One of the most frequent errors involves illegal deductions. Employers are not permitted to make deductions that bring a worker's pay below the NMW or NLW rate. Common examples of such deductions include:

  • Uniform Costs: Charging staff for mandatory work uniforms or their cleaning.
  • Training Fees: Deducting the cost of training that is essential for the job.
  • Travel Expenses: Requiring workers to cover travel costs for work-related purposes, such as moving between sites, which reduces their effective hourly rate.
  • Cash Shortages: Docking pay to cover till shortages or breakages.

These illegal deductions are a primary driver of the wage arrears identified by HMRC.

Unpaid Working Time

Another common pitfall is failing to pay for all working time. This often affects seasonal and hourly staff who may not have clear contracts regarding non-shift time. Examples include:

  • Handover Time: Not paying for time spent handing over to the next shift or completing necessary closing duties.
  • Security Checks: Time spent undergoing mandatory security searches before or after a shift.
  • Trial Shifts: Failing to pay for trial periods, which are legally considered working time.

For a Christmas worker, even a few minutes of unpaid time per shift can quickly add up over a short contract, pushing their average hourly rate below the legal minimum.

Apprenticeship and Age-Related Errors

The complexity of different NMW and NLW rates based on age and apprenticeship status also leads to errors. Employers sometimes:

  • Misclassify Apprentices: Paying the lower Apprentice Rate when the worker is no longer in the first year of their apprenticeship or is over 19.
  • Incorrectly Apply Age Rates: Failing to adjust a young worker's pay immediately upon their birthday, missing the legal requirement to move them to the next appropriate age band's rate.

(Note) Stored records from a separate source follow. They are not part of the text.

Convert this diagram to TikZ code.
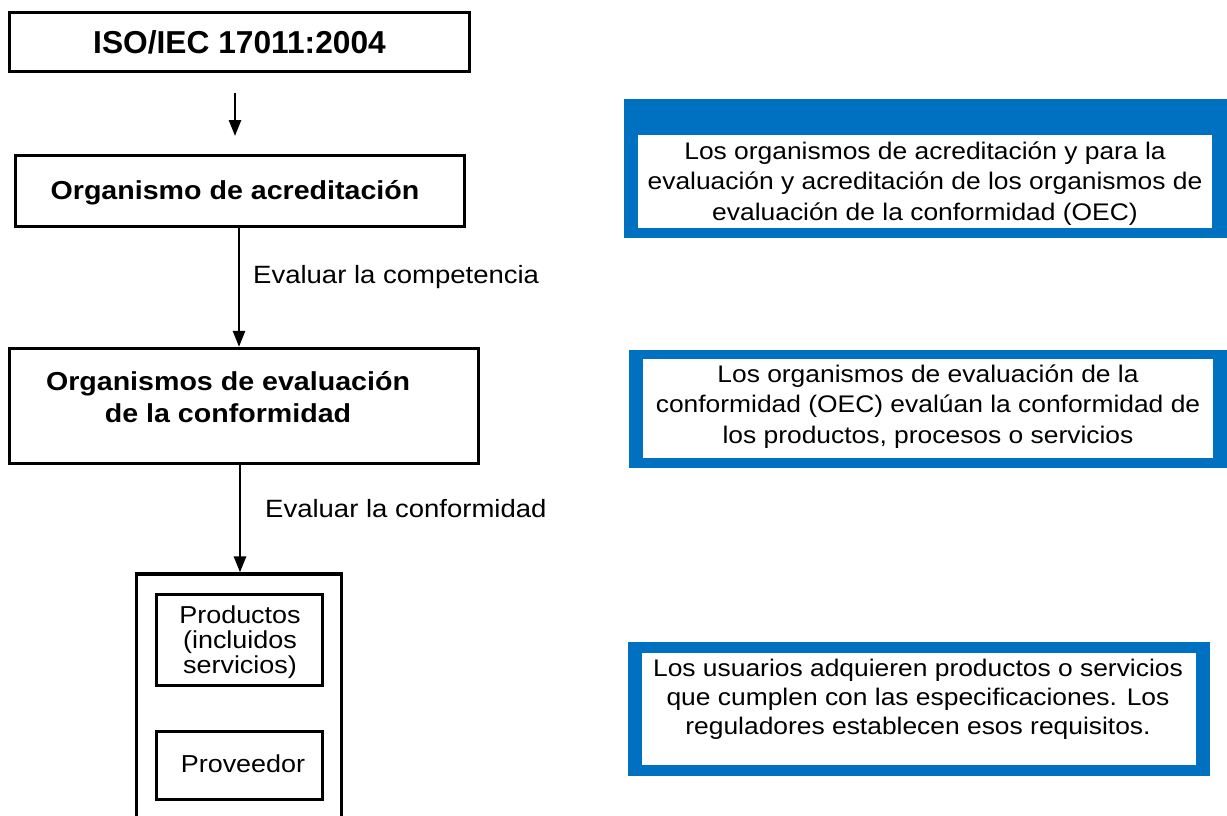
\documentclass[tikz,border=0pt]{standalone}
\usepackage{fontspec}
\setmainfont{Liberation Sans}
\newfontfamily\wf{Liberation Sans}[FakeStretch=1.1]
\usetikzlibrary{arrows.meta}
\definecolor{oecblue}{RGB}{0,112,192}
\begin{document}
\begin{tikzpicture}[x=1pt,y=-1pt,
  box/.style={draw=black,line width=3.2pt,inner sep=0pt},
  arr/.style={line width=2.6pt,-{Triangle[length=16pt,width=12pt]}},
  boldtxt/.style={font=\wf\bfseries\fontsize{26}{32}\selectfont,inner sep=0pt,align=center},
  lbl/.style={font=\wf\fontsize{25}{30}\selectfont,inner sep=0pt},
  smalltxt/.style={font=\wf\fontsize{24.5}{25}\selectfont,inner sep=0pt,align=center},
  note/.style={font=\wf\fontsize{24}{30.5}\selectfont,inner sep=0pt,align=center},
  bluefill/.style={fill=oecblue},
  whitefill/.style={fill=white}
]
\path[use as bounding box,clip] (0,0) rectangle (1227,816);

% left column
\node[box,minimum width=460pt,minimum height=59pt,font=\bfseries\fontsize{31.7}{36}\selectfont] (iso) at (239.5,42) {ISO/IEC 17011:2004};

\coordinate (a1s) at (235,93);
\coordinate (a1e) at (235,136);
\draw[arr] (a1s) -- (a1e);

\node[box,minimum width=449pt,minimum height=71pt] (acred) at (240,191) {};
\node[boldtxt,anchor=base] (tacred) at (235,199) {Organismo de acreditación};

\node[box,minimum width=469pt,minimum height=115pt] (oec) at (244,406) {};
\node[boldtxt,anchor=base] (toec) at (228,422) {Organismos de evaluación\\de la conformidad};

\coordinate (x2) at (239,0);
\draw[arr] (acred.south -| x2) -- (oec.north -| x2);
\node[lbl,anchor=base west] (l1) at (253,283) {Evaluar la competencia};

\node[box,minimum width=205pt,minimum height=266pt] (obj) at (239,707) {};
\coordinate (x3) at (240,0);
\draw[arr] (oec.south -| x3) -- (obj.north -| x3);
\node[lbl,anchor=base west] (l2) at (265,517) {Evaluar la conformidad};

\node[box,minimum width=166pt,minimum height=91pt] (prod) at (239.5,640) {};
\node[smalltxt,anchor=base] (tprod) at (240,673) {Productos\\(incluidos\\servicios)};
\node[box,minimum width=166pt,minimum height=68pt] (prov) at (239.5,765.5) {};
\node[smalltxt,anchor=base] (tprov) at (243,772) {Proveedor};

% right column
\path[bluefill] (624,99) rectangle (1227,238);
\path[whitefill] (638,135) rectangle (1212,228);
\node[note,anchor=base] (n1) at (925,220) {Los organismos de acreditación y para la\\evaluación y acreditación de los organismos de\\evaluación de la conformidad (OEC)};

\path[bluefill] (629,350) rectangle (1227,468);
\path[whitefill] (643,359) rectangle (1213,458);
\node[note,anchor=base] (n2) at (928,443) {Los organismos de evaluación de la\\conformidad (OEC) evalúan la conformidad de\\los productos, procesos o servicios};

\path[bluefill] (628,642) rectangle (1210,776);
\path[whitefill] (642,653) rectangle (1196,765);
\node[note,anchor=base,font=\wf\fontsize{24}{29}\selectfont] (n3) at (918,734) {Los usuarios adquieren productos o servicios\\que cumplen con las especificaciones. Los\\reguladores establecen esos requisitos.};
\end{tikzpicture}
\end{document}
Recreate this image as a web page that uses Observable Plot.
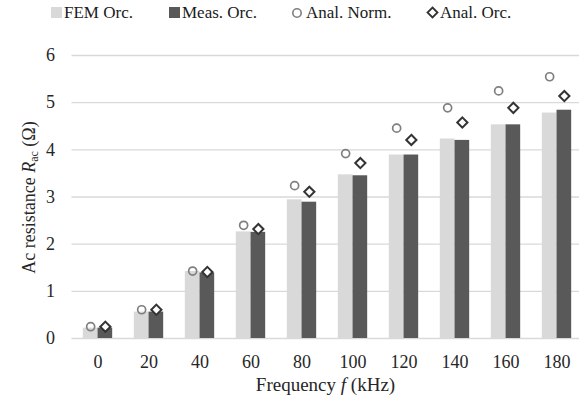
<!DOCTYPE html>
<html>
<head>
<meta charset="utf-8">
<script src="https://cdn.jsdelivr.net/npm/d3@7"></script>
<script src="https://cdn.jsdelivr.net/npm/@observablehq/plot@0.6"></script>
<style>
  html, body { margin: 0; padding: 0; background: #fff; }
  #wrap { width: 579px; height: 402px; position: relative; font-family: 'Liberation Serif', serif; }
  #legend { position: relative; width: 579px; height: 30px; font-size: 17px; color: #1a1a1a; font-family: 'Liberation Serif', serif; }
  .li { position: absolute; top: 3px; height: 20px; line-height: 20px; white-space: nowrap; }
  .sw { position: absolute; top: 4px; }
  #chart svg { display: block; overflow: visible; font-family: 'Liberation Serif', serif !important; }
  #chart svg text { font-family: 'Liberation Serif', serif !important; }
</style>
</head>
<body>
<div id="wrap">
  <div id="legend"></div>
  <div id="chart"></div>
</div>
<script>
// ---- data ----
const freqs = [0, 20, 40, 60, 80, 100, 120, 140, 160, 180];
const femOrc = [0.22, 0.56, 1.42, 2.26, 2.94, 3.47, 3.89, 4.23, 4.53, 4.78];
const measOrc = [0.22, 0.56, 1.39, 2.25, 2.89, 3.45, 3.89, 4.20, 4.53, 4.84];
const analNorm = [0.25, 0.61, 1.43, 2.40, 3.24, 3.92, 4.46, 4.89, 5.25, 5.55];
const analOrc = [0.25, 0.61, 1.41, 2.32, 3.11, 3.72, 4.21, 4.58, 4.89, 5.14];
const yTicks = [0, 1, 2, 3, 4, 5, 6];
const seriesNames = ["FEM Orc.", "Meas. Orc.", "Anal. Norm.", "Anal. Orc."];

const rows = freqs.map((f, i) => ({f: String(f), fem: femOrc[i], meas: measOrc[i], norm: analNorm[i], orc: analOrc[i]}));

const cFem = "#d9d9d9", cMeas = "#595959", cNorm = "#7f7f7f", cOrc = "#333333";

// ---- legend (HTML above the SVG) ----
const legend = document.getElementById("legend");
const legendItems = [
  {name: seriesNames[0], x: 51, tx: 64, sw: `<svg class="sw" width="11" height="11" style="left:0"><rect width="11" height="11" fill="${cFem}"/></svg>`},
  {name: seriesNames[1], x: 169, tx: 182, sw: `<svg class="sw" width="11" height="11" style="left:0"><rect width="11" height="11" fill="${cMeas}"/></svg>`},
  {name: seriesNames[2], x: 291, tx: 306, sw: `<svg class="sw" width="12" height="12" style="left:0"><circle cx="6" cy="6" r="4.2" fill="none" stroke="${cNorm}" stroke-width="1.6"/></svg>`},
  {name: seriesNames[3], x: 426, tx: 440, sw: `<svg class="sw" width="13" height="13" style="left:0;top:3px"><path d="M6.5,1.5L11.5,6.5L6.5,11.5L1.5,6.5Z" fill="#fff" stroke="${cOrc}" stroke-width="1.8"/></svg>`}
];
for (const it of legendItems) {
  const d = document.createElement("div");
  d.className = "li";
  d.style.left = it.x + "px";
  d.innerHTML = it.sw + `<span style="position:absolute;left:${it.tx - it.x}px">${it.name}</span>`;
  legend.appendChild(d);
}

// ---- chart ----
const W = 579, H = 372;
const bandW = (582 - 71.5) / freqs.length;
const half = bandW / 2;
const barW = 14.7;

const plot = Plot.plot({
  width: W,
  height: H,
  marginLeft: 71.5,
  marginRight: 0,
  marginTop: 25,
  marginBottom: 64,
  style: {fontFamily: "'Liberation Serif', serif", fontSize: "18px", color: "#262626", background: "#fff", overflow: "visible"},
  x: {type: "band", domain: freqs.map(String), range: [71.5, 582], padding: 0, label: null},
  y: {domain: [0, 6], ticks: yTicks, label: null},
  marks: [
    Plot.ruleY(yTicks, {stroke: "#d9d9d9", strokeWidth: 1.4}),
    Plot.barY(rows, {x: "f", y: "fem", fill: cFem, insetLeft: half - barW, insetRight: half}),
    Plot.barY(rows, {x: "f", y: "meas", fill: cMeas, insetLeft: half, insetRight: half - barW}),
    Plot.dot(rows, {x: "f", y: "norm", dx: -barW / 2, r: 4, symbol: "circle", fill: "none", stroke: cNorm, strokeWidth: 1.7}),
    Plot.dot(rows, {x: "f", y: "orc", dx: barW / 2, r: 4.6, symbol: "diamond2", fill: "#fff", stroke: cOrc, strokeWidth: 2}),
    Plot.axisX({tickSize: 0, tickPadding: 17, label: null, fontSize: 18}),
    Plot.axisY({ticks: yTicks, tickFormat: d3.format("d"), tickSize: 0, tickPadding: 17, label: null, fontSize: 18})
  ]
});
document.getElementById("chart").appendChild(plot);

// axis titles with italic / subscript parts
const svg = d3.select(plot);
const xt = svg.append("text")
  .attr("x", 325.5)
  .attr("y", 361)
  .attr("text-anchor", "middle")
  .attr("fill", "#262626")
  .style("font-size", "19px");
xt.append("tspan").text("Frequency ");
xt.append("tspan").attr("font-style", "italic").text("f");
xt.append("tspan").text(" (kHz)");

const yt = svg.append("text")
  .attr("transform", "translate(34.5,167.5) rotate(-90)")
  .attr("text-anchor", "middle")
  .attr("fill", "#262626")
  .style("font-size", "18px");
yt.append("tspan").text("Ac resistance ");
yt.append("tspan").attr("font-style", "italic").text("R");
yt.append("tspan").attr("font-size", "12px").attr("dy", "3").text("ac");
yt.append("tspan").attr("dy", "-3").text(" (Ω)");
</script>
</body>
</html>
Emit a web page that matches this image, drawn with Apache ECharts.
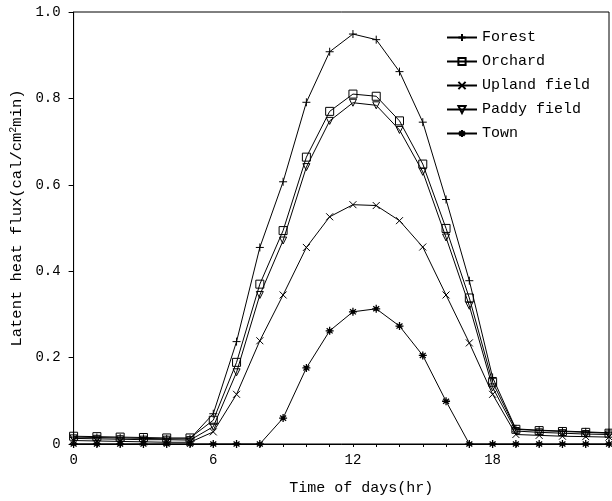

How to Check Your Pay and Report Underpayment

Given the urgency of HMRC's warning, every seasonal worker should take proactive steps to verify their earnings. The process is straightforward and can prevent you from becoming one of the thousands of underpaid UK workers.

1. Know the Current Rates

The first step is to know the National Living Wage (NLW) and National Minimum Wage (NMW) rates that apply to you. These rates are updated annually, and your pay must meet or exceed the rate for your age bracket. Always check the official GOV.UK website for the current figures.

2. Calculate Your Effective Hourly Rate

Do not simply look at the advertised rate. You must calculate your effective hourly rate by dividing your total gross pay by the total number of hours you worked, including any unpaid or deducted time. If this figure is below the legal rate for your age, you are being underpaid.

3. Keep Detailed Records

Maintain meticulous records of your working hours, start and finish times, and any deductions listed on your payslip. This documentation is crucial if you need to raise a dispute or report the issue to HMRC.

4. Raise the Issue with Your Employer

If you suspect an underpayment, the first step is often to approach your employer or their payroll department. A genuine mistake may have occurred. Present your evidence calmly and request back-pay for the wage arrears owed.

5. Report to HM Revenue and Customs (HMRC)

If your employer refuses to rectify the error or if you wish to remain anonymous, you can report the underpayment directly to HMRC. HMRC has a dedicated online reporting service for National Minimum Wage non-compliance. They will investigate the complaint and, if the business is found to be non-compliant, they will enforce the payment of the back-pay and issue significant penalties to the employer.

This enforcement mechanism is vital, as HMRC has increased the potential penalties facing businesses found to have underpaid their employees, with fines now being a substantial percentage of the underpayment amount.

By taking these steps, Christmas workers can protect themselves from being exploited and contribute to the wider effort of ensuring fair pay across all sectors of the UK economy.